- What is required
Locate the line that contains "Rebuild this chart" and the line that contains "staatz, tanaka, udy, usman]". Copy both of them exactly, together with every line between them, and no others.

══════════

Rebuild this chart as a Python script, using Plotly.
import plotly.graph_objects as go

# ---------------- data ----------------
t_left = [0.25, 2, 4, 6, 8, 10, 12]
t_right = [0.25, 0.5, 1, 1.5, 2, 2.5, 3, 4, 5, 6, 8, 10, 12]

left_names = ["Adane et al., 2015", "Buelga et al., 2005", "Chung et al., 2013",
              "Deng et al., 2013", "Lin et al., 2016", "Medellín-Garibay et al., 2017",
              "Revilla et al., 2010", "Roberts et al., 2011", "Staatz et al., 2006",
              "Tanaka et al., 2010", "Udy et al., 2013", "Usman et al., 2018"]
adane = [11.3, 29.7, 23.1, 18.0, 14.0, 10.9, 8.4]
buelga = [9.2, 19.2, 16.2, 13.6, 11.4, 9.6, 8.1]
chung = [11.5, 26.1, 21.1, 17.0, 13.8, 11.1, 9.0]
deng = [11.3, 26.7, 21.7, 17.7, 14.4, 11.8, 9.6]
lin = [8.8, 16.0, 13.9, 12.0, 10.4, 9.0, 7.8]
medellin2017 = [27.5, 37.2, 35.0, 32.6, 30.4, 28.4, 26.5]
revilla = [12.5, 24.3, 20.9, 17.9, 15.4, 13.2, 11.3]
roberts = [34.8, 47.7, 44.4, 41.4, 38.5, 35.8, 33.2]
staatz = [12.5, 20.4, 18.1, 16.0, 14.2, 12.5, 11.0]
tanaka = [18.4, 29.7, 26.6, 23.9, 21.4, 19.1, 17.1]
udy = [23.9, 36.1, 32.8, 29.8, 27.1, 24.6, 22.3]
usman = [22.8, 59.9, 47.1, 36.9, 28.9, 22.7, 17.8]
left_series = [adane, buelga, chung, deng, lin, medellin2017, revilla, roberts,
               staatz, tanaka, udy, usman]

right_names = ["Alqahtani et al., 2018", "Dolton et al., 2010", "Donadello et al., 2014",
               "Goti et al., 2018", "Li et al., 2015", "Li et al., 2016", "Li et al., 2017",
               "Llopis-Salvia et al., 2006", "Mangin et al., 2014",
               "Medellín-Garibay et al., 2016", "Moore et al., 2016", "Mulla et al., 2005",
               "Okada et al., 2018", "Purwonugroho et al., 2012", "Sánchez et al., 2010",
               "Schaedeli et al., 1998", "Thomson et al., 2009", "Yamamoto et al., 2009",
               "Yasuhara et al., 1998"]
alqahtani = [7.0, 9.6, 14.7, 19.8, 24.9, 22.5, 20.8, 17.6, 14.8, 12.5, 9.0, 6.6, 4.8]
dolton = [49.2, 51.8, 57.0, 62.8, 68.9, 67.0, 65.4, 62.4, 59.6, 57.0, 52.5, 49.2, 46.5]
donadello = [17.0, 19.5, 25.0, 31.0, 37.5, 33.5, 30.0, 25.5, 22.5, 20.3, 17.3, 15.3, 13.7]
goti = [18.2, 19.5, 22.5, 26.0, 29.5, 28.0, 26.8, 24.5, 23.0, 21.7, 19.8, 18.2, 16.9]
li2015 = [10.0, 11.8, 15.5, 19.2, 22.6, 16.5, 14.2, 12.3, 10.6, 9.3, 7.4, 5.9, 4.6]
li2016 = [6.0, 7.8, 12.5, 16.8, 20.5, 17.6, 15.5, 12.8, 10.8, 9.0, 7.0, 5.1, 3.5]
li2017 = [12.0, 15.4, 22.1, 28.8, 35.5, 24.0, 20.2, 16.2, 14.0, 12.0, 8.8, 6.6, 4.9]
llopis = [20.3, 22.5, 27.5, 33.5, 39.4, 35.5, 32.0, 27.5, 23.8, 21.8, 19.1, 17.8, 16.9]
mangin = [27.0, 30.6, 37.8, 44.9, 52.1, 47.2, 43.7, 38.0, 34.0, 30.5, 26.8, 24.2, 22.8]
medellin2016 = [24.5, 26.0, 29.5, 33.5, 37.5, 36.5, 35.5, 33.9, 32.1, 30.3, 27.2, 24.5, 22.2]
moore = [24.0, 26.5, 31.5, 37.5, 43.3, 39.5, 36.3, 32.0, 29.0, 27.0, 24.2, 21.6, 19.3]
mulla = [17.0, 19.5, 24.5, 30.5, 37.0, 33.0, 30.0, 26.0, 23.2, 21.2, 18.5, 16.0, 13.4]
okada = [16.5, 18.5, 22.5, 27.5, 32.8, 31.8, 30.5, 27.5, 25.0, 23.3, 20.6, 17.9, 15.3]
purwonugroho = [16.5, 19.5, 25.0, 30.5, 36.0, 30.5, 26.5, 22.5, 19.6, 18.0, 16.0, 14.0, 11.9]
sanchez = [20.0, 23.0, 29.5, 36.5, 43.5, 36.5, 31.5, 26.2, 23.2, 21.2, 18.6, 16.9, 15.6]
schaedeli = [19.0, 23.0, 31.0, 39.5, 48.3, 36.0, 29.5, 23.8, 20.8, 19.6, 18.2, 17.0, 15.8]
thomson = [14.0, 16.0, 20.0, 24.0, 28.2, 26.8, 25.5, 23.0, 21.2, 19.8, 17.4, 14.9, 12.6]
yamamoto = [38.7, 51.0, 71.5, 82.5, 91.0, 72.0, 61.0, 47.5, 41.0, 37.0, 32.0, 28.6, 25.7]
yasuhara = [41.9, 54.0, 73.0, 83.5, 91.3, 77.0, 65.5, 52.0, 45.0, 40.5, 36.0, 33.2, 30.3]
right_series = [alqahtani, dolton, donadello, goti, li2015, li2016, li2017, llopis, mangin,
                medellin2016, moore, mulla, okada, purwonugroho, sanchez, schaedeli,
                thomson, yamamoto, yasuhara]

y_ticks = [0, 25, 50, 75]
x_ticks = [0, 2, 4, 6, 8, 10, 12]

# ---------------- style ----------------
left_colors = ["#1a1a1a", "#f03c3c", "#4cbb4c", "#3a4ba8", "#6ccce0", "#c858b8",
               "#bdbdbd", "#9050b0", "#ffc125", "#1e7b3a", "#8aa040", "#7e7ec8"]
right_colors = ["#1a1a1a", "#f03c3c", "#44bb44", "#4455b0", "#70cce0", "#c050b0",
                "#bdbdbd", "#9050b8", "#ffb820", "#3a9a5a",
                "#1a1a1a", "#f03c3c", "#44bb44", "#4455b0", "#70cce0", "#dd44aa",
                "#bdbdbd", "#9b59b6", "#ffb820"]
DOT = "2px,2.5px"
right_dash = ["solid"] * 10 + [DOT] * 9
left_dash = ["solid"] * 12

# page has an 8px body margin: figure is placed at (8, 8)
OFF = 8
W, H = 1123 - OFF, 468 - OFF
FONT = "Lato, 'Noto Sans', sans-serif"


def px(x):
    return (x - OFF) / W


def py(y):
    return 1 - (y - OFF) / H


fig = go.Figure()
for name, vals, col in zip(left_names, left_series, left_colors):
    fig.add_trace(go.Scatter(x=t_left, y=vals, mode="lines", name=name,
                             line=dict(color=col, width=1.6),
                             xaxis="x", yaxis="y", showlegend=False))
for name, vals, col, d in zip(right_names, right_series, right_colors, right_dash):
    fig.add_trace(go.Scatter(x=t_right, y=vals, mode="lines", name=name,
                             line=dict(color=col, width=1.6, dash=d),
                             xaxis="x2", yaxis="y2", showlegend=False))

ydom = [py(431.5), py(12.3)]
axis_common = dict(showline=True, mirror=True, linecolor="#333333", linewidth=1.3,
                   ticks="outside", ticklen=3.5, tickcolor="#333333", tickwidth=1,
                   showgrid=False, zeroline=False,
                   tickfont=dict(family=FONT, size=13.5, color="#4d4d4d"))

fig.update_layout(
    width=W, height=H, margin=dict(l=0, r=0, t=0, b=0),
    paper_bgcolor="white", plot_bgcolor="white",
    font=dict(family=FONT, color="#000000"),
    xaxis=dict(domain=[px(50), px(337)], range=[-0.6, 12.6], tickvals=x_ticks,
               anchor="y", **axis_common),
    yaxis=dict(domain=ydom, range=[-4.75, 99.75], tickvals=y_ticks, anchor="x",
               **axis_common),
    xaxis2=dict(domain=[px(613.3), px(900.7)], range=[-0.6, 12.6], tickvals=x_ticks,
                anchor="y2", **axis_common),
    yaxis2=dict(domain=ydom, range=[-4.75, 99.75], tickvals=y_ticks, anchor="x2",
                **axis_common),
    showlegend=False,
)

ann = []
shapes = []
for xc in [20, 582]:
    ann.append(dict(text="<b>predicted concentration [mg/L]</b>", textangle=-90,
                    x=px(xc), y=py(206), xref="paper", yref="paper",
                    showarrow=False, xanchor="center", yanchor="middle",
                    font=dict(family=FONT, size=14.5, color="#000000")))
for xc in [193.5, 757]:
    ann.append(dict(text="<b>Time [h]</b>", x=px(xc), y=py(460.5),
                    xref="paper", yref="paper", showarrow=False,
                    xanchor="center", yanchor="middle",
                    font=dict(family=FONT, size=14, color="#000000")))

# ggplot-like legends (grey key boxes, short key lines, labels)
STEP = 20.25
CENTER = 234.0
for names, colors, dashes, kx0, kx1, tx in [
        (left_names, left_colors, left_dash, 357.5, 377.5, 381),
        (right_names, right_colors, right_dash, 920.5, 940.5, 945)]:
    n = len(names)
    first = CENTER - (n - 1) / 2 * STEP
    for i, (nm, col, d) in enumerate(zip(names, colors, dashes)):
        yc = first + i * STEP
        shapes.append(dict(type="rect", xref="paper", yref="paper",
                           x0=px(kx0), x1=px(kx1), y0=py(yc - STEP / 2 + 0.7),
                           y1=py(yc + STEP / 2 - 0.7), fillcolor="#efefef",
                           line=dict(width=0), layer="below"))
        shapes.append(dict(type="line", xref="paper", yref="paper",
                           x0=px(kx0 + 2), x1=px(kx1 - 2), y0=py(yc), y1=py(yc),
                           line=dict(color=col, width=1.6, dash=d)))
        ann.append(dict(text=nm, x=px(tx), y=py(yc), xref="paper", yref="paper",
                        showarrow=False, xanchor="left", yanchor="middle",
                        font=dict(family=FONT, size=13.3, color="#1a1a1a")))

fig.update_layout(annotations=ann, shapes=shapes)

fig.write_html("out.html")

══════════

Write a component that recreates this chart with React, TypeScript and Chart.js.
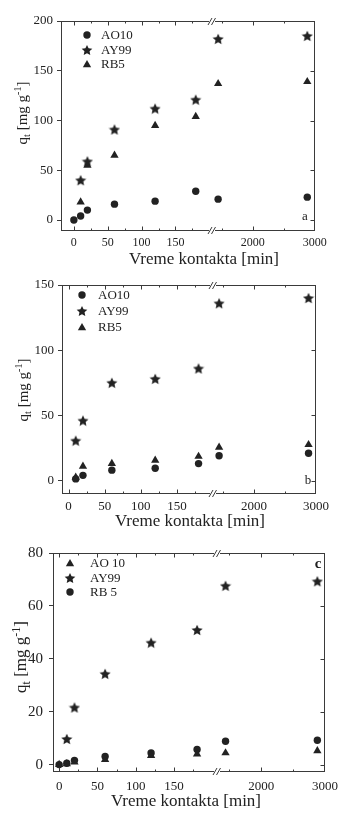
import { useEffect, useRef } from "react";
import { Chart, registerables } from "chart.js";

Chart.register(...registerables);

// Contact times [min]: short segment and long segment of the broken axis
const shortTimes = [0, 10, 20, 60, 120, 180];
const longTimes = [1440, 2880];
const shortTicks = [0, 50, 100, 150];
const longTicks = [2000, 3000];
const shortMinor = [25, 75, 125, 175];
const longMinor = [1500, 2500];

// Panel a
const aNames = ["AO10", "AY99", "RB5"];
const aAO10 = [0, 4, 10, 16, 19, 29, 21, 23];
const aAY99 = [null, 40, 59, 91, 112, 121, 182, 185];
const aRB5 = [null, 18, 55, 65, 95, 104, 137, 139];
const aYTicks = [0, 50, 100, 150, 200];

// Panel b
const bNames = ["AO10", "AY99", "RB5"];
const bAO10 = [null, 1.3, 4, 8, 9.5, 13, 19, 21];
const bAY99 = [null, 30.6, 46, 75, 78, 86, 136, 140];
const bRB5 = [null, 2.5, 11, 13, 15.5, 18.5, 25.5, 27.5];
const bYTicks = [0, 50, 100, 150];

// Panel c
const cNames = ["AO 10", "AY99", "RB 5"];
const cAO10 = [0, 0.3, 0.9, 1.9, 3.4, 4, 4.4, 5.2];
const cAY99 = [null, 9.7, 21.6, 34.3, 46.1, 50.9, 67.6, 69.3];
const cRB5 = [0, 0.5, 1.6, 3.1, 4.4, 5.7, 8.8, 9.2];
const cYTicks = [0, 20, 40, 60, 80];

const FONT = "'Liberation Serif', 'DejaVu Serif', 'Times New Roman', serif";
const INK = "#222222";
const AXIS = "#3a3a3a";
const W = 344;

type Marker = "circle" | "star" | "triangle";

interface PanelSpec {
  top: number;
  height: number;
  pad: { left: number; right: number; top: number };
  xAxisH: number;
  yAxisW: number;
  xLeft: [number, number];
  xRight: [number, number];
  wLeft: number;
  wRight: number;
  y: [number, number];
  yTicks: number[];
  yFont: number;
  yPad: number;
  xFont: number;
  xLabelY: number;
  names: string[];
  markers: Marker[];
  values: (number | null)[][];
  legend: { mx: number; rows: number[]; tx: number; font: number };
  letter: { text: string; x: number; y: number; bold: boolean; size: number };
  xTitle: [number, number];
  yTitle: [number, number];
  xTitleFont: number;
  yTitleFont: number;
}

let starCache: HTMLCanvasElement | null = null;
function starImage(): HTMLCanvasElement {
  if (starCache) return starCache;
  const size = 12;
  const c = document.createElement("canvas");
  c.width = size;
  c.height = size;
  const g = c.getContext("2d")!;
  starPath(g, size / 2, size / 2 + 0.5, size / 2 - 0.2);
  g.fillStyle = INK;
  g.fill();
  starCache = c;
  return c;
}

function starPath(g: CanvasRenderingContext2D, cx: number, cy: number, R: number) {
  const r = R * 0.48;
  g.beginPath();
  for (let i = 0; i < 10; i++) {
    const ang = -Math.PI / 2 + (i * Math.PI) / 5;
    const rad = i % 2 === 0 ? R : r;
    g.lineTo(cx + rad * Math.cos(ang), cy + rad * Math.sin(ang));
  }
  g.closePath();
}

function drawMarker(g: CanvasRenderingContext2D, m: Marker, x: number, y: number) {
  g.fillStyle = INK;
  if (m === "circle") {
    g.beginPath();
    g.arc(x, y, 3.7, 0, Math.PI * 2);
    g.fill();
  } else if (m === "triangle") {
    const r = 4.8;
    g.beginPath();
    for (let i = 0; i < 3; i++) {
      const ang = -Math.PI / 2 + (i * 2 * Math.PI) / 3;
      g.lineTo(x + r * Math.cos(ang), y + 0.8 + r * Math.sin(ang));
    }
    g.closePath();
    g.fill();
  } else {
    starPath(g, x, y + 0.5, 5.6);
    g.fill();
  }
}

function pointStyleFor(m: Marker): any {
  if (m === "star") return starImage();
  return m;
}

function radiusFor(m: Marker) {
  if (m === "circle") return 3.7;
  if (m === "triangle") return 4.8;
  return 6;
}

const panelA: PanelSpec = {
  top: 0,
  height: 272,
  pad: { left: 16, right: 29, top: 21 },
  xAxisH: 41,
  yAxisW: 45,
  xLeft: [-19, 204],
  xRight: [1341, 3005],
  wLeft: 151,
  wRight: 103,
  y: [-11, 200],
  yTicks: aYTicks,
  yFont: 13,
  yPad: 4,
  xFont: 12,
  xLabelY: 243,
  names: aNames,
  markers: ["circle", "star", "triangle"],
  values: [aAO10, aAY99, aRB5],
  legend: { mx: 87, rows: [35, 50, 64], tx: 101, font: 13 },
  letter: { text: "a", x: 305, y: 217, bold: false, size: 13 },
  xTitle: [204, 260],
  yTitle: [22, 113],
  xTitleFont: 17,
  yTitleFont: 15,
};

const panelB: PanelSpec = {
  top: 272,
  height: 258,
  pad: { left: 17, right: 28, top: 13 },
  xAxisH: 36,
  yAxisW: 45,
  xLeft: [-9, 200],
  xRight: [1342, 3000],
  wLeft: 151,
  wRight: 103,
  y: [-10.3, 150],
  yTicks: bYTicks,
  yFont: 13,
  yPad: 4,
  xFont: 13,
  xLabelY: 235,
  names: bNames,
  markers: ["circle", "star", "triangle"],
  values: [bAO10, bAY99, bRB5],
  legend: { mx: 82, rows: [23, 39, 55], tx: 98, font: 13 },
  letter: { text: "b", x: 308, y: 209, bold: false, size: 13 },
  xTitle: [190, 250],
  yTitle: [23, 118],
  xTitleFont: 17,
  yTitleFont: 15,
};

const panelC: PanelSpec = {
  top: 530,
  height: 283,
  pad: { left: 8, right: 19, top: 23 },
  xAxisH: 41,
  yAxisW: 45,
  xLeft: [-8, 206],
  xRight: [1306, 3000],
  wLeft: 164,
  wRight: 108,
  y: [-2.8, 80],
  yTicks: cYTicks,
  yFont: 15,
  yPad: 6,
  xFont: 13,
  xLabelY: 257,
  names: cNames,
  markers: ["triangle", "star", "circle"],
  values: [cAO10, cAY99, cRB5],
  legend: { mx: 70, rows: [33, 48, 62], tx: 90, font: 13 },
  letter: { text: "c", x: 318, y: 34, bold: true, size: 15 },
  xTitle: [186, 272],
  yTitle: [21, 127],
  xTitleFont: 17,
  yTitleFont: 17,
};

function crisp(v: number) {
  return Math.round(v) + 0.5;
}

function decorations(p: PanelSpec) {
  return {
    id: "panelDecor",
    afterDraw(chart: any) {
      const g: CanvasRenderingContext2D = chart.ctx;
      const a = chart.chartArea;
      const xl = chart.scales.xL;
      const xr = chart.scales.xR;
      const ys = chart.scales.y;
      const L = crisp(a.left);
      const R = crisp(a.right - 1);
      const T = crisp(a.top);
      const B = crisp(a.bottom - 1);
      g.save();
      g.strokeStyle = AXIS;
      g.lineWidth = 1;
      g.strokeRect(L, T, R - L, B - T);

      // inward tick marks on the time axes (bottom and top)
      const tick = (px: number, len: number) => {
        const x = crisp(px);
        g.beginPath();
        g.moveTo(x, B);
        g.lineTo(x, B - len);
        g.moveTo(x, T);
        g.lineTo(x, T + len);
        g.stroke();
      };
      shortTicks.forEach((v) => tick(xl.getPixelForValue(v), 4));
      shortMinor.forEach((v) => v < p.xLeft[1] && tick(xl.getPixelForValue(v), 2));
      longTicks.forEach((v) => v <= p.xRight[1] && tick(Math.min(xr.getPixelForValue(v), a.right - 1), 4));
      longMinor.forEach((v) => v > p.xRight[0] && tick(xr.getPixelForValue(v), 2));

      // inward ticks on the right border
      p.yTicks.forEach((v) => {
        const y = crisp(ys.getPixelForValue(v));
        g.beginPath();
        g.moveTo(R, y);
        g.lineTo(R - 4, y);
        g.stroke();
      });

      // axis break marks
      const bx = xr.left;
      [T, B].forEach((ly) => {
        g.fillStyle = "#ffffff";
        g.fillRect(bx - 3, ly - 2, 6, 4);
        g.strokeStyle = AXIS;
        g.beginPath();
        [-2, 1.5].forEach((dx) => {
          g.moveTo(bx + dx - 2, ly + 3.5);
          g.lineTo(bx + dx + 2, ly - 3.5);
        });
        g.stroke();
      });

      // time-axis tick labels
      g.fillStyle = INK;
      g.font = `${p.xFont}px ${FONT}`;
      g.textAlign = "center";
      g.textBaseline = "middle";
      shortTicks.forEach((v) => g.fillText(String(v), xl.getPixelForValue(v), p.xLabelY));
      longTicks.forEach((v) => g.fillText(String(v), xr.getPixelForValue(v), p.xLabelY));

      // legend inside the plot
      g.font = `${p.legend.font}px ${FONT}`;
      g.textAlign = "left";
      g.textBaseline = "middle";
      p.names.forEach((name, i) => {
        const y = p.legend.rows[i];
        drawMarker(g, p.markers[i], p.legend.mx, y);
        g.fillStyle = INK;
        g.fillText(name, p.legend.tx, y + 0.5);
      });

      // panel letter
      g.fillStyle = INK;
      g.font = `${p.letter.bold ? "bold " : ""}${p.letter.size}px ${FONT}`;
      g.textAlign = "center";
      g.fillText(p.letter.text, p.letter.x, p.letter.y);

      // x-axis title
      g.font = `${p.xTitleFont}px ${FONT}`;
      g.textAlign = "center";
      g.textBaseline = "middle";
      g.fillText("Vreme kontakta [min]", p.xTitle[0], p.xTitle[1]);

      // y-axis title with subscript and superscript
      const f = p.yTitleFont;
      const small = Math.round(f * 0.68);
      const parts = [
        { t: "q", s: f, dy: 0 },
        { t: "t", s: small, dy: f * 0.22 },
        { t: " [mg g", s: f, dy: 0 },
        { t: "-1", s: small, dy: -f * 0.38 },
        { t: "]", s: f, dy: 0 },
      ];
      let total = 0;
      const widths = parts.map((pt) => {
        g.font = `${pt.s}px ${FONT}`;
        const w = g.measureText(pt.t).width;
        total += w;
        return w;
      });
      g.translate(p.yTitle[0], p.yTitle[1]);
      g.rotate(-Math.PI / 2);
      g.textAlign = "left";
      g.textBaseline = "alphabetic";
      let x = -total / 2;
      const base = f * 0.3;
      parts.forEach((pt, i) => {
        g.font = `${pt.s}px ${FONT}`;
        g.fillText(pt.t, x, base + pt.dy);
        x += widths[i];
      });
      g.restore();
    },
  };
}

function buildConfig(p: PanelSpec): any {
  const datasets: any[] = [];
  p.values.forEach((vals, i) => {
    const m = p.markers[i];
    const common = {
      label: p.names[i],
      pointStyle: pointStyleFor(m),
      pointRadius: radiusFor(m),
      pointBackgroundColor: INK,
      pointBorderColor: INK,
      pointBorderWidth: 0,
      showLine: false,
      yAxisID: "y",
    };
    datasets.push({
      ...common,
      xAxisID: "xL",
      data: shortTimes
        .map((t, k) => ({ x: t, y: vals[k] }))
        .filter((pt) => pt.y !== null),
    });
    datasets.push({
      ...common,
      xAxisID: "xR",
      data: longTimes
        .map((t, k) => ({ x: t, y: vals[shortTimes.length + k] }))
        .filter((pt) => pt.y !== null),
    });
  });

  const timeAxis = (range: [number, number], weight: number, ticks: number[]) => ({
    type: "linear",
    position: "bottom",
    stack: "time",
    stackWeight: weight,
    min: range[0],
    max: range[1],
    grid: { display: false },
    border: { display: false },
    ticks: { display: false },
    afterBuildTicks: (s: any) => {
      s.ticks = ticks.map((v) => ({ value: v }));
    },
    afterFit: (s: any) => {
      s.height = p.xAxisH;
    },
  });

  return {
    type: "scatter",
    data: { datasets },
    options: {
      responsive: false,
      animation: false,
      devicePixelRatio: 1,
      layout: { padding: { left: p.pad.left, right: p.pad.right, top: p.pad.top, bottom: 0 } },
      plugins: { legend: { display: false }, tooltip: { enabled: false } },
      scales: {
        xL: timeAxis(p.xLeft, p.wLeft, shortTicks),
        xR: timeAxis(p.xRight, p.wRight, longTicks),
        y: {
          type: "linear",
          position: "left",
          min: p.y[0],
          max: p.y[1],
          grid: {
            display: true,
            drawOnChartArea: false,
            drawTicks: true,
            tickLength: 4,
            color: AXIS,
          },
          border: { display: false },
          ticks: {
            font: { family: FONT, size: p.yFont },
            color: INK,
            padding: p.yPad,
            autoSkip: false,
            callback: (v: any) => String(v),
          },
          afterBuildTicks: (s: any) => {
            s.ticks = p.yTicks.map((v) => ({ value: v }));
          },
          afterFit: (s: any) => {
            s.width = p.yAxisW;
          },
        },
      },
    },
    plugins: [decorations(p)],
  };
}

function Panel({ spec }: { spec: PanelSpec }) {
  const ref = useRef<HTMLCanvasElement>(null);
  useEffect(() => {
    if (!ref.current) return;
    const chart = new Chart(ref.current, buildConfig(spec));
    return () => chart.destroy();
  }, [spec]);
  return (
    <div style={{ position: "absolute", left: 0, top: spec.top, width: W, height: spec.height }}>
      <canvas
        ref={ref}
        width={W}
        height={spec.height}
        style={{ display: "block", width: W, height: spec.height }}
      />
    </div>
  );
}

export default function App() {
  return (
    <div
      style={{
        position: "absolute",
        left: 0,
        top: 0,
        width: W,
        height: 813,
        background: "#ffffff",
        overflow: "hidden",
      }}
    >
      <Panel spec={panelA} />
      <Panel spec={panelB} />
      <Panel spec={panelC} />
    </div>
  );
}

══════════

- Full answer
Rebuild this chart as a Python script, using Plotly.
import plotly.graph_objects as go

# ---------------- data ----------------
t_left = [0.25, 2, 4, 6, 8, 10, 12]
t_right = [0.25, 0.5, 1, 1.5, 2, 2.5, 3, 4, 5, 6, 8, 10, 12]

left_names = ["Adane et al., 2015", "Buelga et al., 2005", "Chung et al., 2013",
              "Deng et al., 2013", "Lin et al., 2016", "Medellín-Garibay et al., 2017",
              "Revilla et al., 2010", "Roberts et al., 2011", "Staatz et al., 2006",
              "Tanaka et al., 2010", "Udy et al., 2013", "Usman et al., 2018"]
adane = [11.3, 29.7, 23.1, 18.0, 14.0, 10.9, 8.4]
buelga = [9.2, 19.2, 16.2, 13.6, 11.4, 9.6, 8.1]
chung = [11.5, 26.1, 21.1, 17.0, 13.8, 11.1, 9.0]
deng = [11.3, 26.7, 21.7, 17.7, 14.4, 11.8, 9.6]
lin = [8.8, 16.0, 13.9, 12.0, 10.4, 9.0, 7.8]
medellin2017 = [27.5, 37.2, 35.0, 32.6, 30.4, 28.4, 26.5]
revilla = [12.5, 24.3, 20.9, 17.9, 15.4, 13.2, 11.3]
roberts = [34.8, 47.7, 44.4, 41.4, 38.5, 35.8, 33.2]
staatz = [12.5, 20.4, 18.1, 16.0, 14.2, 12.5, 11.0]
tanaka = [18.4, 29.7, 26.6, 23.9, 21.4, 19.1, 17.1]
udy = [23.9, 36.1, 32.8, 29.8, 27.1, 24.6, 22.3]
usman = [22.8, 59.9, 47.1, 36.9, 28.9, 22.7, 17.8]
left_series = [adane, buelga, chung, deng, lin, medellin2017, revilla, roberts,
               staatz, tanaka, udy, usman]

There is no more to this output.